As a club athlete, constantly being told you cannot do the thing you love can be very frustrating. Katie Bonacci, a junior who is a member of the club field hockey team and serves as vice president of the Club Sports and Intramural Council, acknowledged this level of disappointment, but said there were other ways the team stayed connected. 

“It has definitely been difficult not being able to play games, but we have found other ways to bond as a team and continue playing,” she said. 

One of those ways has been through alternative, team-planned activities. For the field hockey team, Bonacci said this came in the form of a big sister/little sister program. 

“For the first time, we implemented a big/little program so that we can still bond with the freshmen,” she said. 
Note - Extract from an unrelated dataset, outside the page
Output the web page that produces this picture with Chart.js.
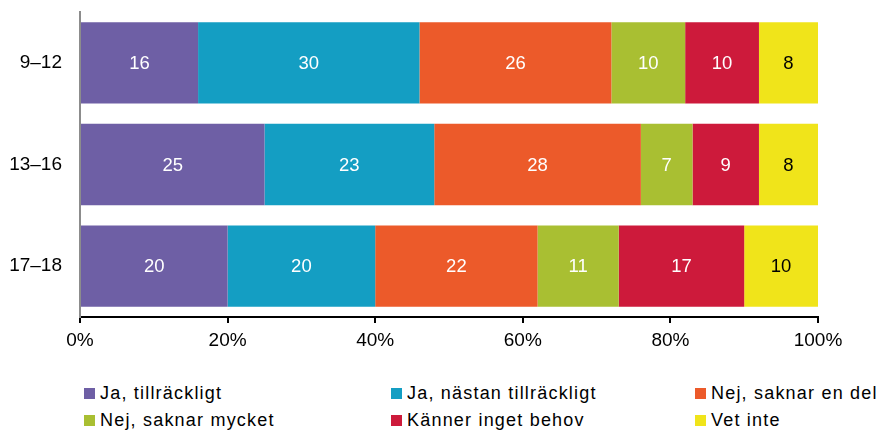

This program featured gifts from upperclassmen to the freshman and various bonding activities. Bonacci said that since they weren’t able to be together often on the field, the set-up helped everyone to get to know each other better. 

In the meantime, Wilbur and the administration worked to ensure that teams 

could still practice. The University offers over 15 club sports teams, including male, female and co-ed. Games are held all over the country, but primarily in New England. 

“We understand that club athletics are the reason some people choose to attend this school,” he said. “It is my job to make sure that they can participate in their sports, and the administration has been very understanding and helpful during these times.”

Despite how minimal it may seem, Rhody club sports allowing teams the opportunity to practice is more than many other schools around the area are permitting this spring. Consistent activity amongst the teams is hard to maintain when it comes to all clubs on campus, but Wilbur said he has finally gotten club sports teams at a point where everyone is practicing consistently.

Continued practice and optimism for the fall are the fuel that keeps all general club sports athletes and administers going. Bonacci is eagerly awaiting the chance to get back onto the field and play with her teammates. 

“We are super competitive, so we are just looking forward to next year when we hopefully get the opportunity to play games,” she said. 

In terms of what the fall will look like, Wilbur said the department can not be certain with COVID-19 still present, but he is optimistic for club athletes and their teams. 

“I hope that everyone can be vaccinated by next fall, and we can continue as normal,” said Wilbur. “We have certainly worked our tail off this year, and I think we are all looking forward to some normalcy.”